ROUBAIX. - L'international Jean Baratte, qui entraîne une équipe belge actuellement, n'était pas tendre : " Pauvre football ! je n'ai jamais vu un joueur raté une occasion comme celle qui a eue Vescovali. Non, ce n'est pas possible une telle maladresse ! La faute de Corazza a encore aggravé celle de l'ailier. L'O.M. pouvait gagner ce match de qualité très moyenne. Mais un match nul eut été à mon avis plus équitable que la victoire même de Roubaix."

M. Zaraya, bouche cousue, hochait la tête.

Lucien Troupel, nerveux, poussa un véritable coup de gueule : "Perdre de cette façon ! Sont ce bien des professionnels ! Vescovali avait le but au bout du pied. Le "grand" (lisez Corazza) n'a jamais commis une faute aussi grossière..."

Corazza entendit la réflexion de Lucien Troupel : "Je ne l'ai pas fait exprès Monsieur Troupel"

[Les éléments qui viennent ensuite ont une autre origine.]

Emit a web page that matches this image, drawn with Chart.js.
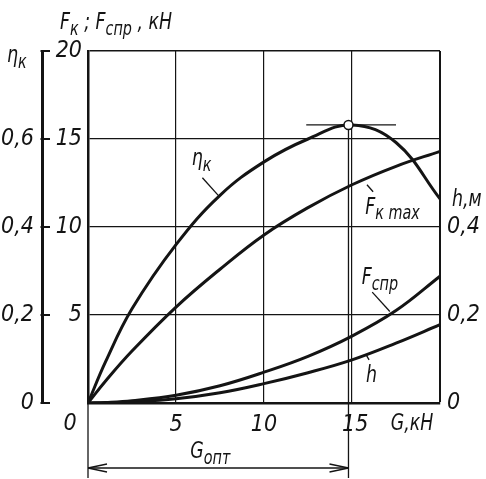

Lucien Troupel redoubla de violence : " Ce n'est pas une excuse. Quand on fait une telle faute, on plaide coupable ! "

Aux vestiaires de Roubaix Maurice Blondel remarquer ceci :

"Nous avons moins bien joué que contre Montpellier. Mais ceci compense cela. Nous avions bien joué et nous n'avons pas eu les fruits de notre beau match."

"Aujourd'hui nous avons peut-être moins bien joué, tout comme les Marseillais d'ailleurs, mais notre victoire es à mon avis mérité, parce que nous avons eu tout de même neuf corners contre deux seulement."